The key isn’t to be found in the theories of “peak oil” proponents and the potential for absolute declines in oil reserves. Instead, it’s to be found in the relationship between the energy extracted versus the energy consumed in the extraction process, also known as the Energy Return on Energy Invested (EROEI) equation.
 
The equation maths aren’t difficult to understand. If the EROEI is 10:1, it means that 10 units are extracted for every 1 unit invested in the extraction process. 

From 1750-1950, the EROEI of oil discoveries was very high. For instance, discoveries in the 1930s had 100:1 EROEIs. That ratio declined to 30:1 by the 1970s. Today, that ratio is at about 17:1 with few recent discoveries above 10:1.

Morgan’s research suggests that going from EROEIs of 80:1 to 20:1 isn’t disruptive. But once the ratio gets below 15:1, energy becomes a lot more expensive. He suggests the ratio will decline to 11:1 by 2020 and the cost of energy will increase by 50% as a consequence.
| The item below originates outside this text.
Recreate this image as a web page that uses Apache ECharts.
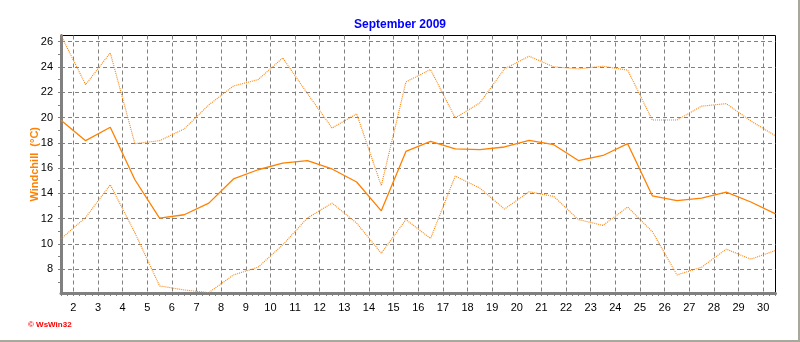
<!DOCTYPE html>
<html>
<head>
<meta charset="utf-8">
<script src="https://cdn.jsdelivr.net/npm/echarts@6/dist/echarts.min.js"></script>
<style>
html,body{margin:0;padding:0;background:#fff;}
#chart{width:800px;height:342px;}
</style>
</head>
<body>
<div id="chart"></div>
<script>
// Day positions (midday of each day of September 2009)
const dayPos = [1.5, 2.5, 3.5, 4.5, 5.5, 6.5, 7.5, 8.5, 9.5, 10.5, 11.5, 12.5, 13.5, 14.5, 15.5,
  16.5, 17.5, 18.5, 19.5, 20.5, 21.5, 22.5, 23.5, 24.5, 25.5, 26.5, 27.5, 28.5, 29.5, 30.5];
// Daily maximum windchill (dotted, upper)
const maxValues = [26.49, 22.6, 25.12, 17.93, 18.17, 19.1, 21.0, 22.5, 23.0, 24.72,
  21.9, 19.18, 20.29, 14.61, 22.82, 23.8, 19.97, 21.16, 23.85, 24.85,
  24.01, 23.85, 24.06, 23.75, 19.8, 19.8, 20.9, 21.1, 19.73, 18.55];
// Daily mean windchill (solid)
const meanValues = [19.78, 18.17, 19.23, 15.08, 12.05, 12.31, 13.23, 15.14, 15.87, 16.4,
  16.59, 15.93, 14.9, 12.62, 17.32, 18.12, 17.52, 17.46, 17.67, 18.2,
  17.85, 16.6, 17.0, 17.93, 13.81, 13.43, 13.62, 14.1, 13.32, 12.38];
// Daily minimum windchill (dotted, lower)
const minValues = [10.41, 12.1, 14.68, 10.88, 6.68, 6.36, 6.15, 7.55, 8.16, 9.93,
  12.05, 13.23, 11.65, 9.27, 11.93, 10.43, 15.37, 14.42, 12.76, 14.13,
  13.76, 11.93, 11.47, 12.92, 10.98, 7.55, 8.16, 9.59, 8.8, 9.48];
// Tick labels
const xTickLabels = [2, 3, 4, 5, 6, 7, 8, 9, 10, 11, 12, 13, 14, 15, 16, 17, 18, 19, 20,
  21, 22, 23, 24, 25, 26, 27, 28, 29, 30];
const yTickLabels = [8, 10, 12, 14, 16, 18, 20, 22, 24, 26];
const yMinorTicks = [7, 8, 9, 10, 11, 12, 13, 14, 15, 16, 17, 18, 19, 20, 21, 22, 23, 24, 25, 26];
const xMinorTicks = [];
for (let v = 1.5; v <= 30.5001; v += 0.25) xMinorTicks.push(+v.toFixed(2));

const title = 'September 2009';
const yName = 'Windchill  (°C)';

const yMin = Math.min(...minValues) - 0.03;
const yMax = Math.max(...maxValues);

const pairs = arr => arr.map((v, i) => [dayPos[i], v]);
const FONT = '"Liberation Sans", Arial, sans-serif';
const ORANGE = '#ff8000';
const GRIDC = '#808080';

const chart = echarts.init(document.getElementById('chart'), null, {renderer: 'canvas'});
chart.setOption({
  animation: false,
  backgroundColor: '#ffffff',
  title: {
    text: title, left: 'center', top: 14,
    textStyle: {fontFamily: FONT, fontSize: 12, fontWeight: 'bold', color: '#0000ff'}
  },
  grid: {
    left: 61, right: 24.5, top: 35.5, bottom: 49,
    show: true, borderColor: '#000000', borderWidth: 1, backgroundColor: 'transparent'
  },
  xAxis: [{
    type: 'value', min: 1.5, max: 30.5, position: 'bottom',
    axisLine: {show: true, onZero: false, lineStyle: {color: GRIDC, width: 3}},
    axisTick: {show: true, customValues: xTickLabels, length: 3, lineStyle: {color: GRIDC}},
    axisLabel: {customValues: xTickLabels, margin: 9, fontFamily: FONT, fontSize: 11, color: '#000'},
    splitLine: {show: true, lineStyle: {color: GRIDC, type: [4, 3], width: 1}}
  }, {
    type: 'value', min: 1.5, max: 30.5, position: 'bottom',
    axisLine: {show: false},
    axisTick: {show: true, customValues: xMinorTicks, length: 3, lineStyle: {color: GRIDC}},
    axisLabel: {show: false},
    splitLine: {show: false}
  }],
  yAxis: [{
    type: 'value', min: yMin, max: yMax, position: 'left',
    name: yName, nameLocation: 'middle', nameRotate: 90, nameGap: 21, nameMoveOverlap: false,
    nameTextStyle: {fontFamily: FONT, fontSize: 11, fontWeight: 'bold', color: ORANGE},
    axisLine: {show: true, onZero: false, lineStyle: {color: GRIDC, width: 3}},
    axisTick: {show: true, customValues: yTickLabels, length: 3, lineStyle: {color: GRIDC}},
    axisLabel: {customValues: yTickLabels, margin: 8, fontFamily: FONT, fontSize: 11, color: '#000'},
    splitLine: {show: true, lineStyle: {color: GRIDC, type: [4, 3], width: 1}}
  }, {
    type: 'value', min: yMin, max: yMax, position: 'left',
    axisLine: {show: false},
    axisTick: {show: true, customValues: yMinorTicks, length: 3, lineStyle: {color: GRIDC}},
    axisLabel: {show: false},
    splitLine: {show: false}
  }],
  series: [{
    name: 'max', type: 'line', data: pairs(maxValues), showSymbol: false, symbol: 'none',
    lineStyle: {color: ORANGE, width: 1.1, type: [1, 1]}, z: 3
  }, {
    name: 'mean', type: 'line', data: pairs(meanValues), showSymbol: false, symbol: 'none',
    lineStyle: {color: ORANGE, width: 1.3, type: 'solid'}, z: 3
  }, {
    name: 'min', type: 'line', data: pairs(minValues), showSymbol: false, symbol: 'none',
    lineStyle: {color: ORANGE, width: 1.1, type: [1, 1]}, z: 3
  }],
  graphic: [{
    type: 'text', left: 28, top: 321,
    style: {text: '© WsWin32', fill: '#ff0000', font: 'bold 8px ' + FONT}
  }, {
    type: 'rect', shape: {x: 0, y: 340, width: 800, height: 2}, style: {fill: '#a8a89c'}
  }, {
    type: 'rect', shape: {x: 798, y: 0, width: 2, height: 342}, style: {fill: '#a8a89c'}
  }]
});
</script>
</body>
</html>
Why Shale (Fracking) won't help: Estimates suggest that the physical depreciation of shale deposits are increasing, and not, as expected, decreasing as additional knowledge is accumulated about the structure and specific geology of various shale oil and gas properties. The simple truth is that estimated decline rates are so large that even in the Bakken (oil) region, which is constantly cited and praised to the high heavens, it is now believed that the average decline could turn out to be 75-85 percent in the first five years, as compared to a much lower average for conventional oil fields. A similar decline rate is expected for shale gas in most deposits.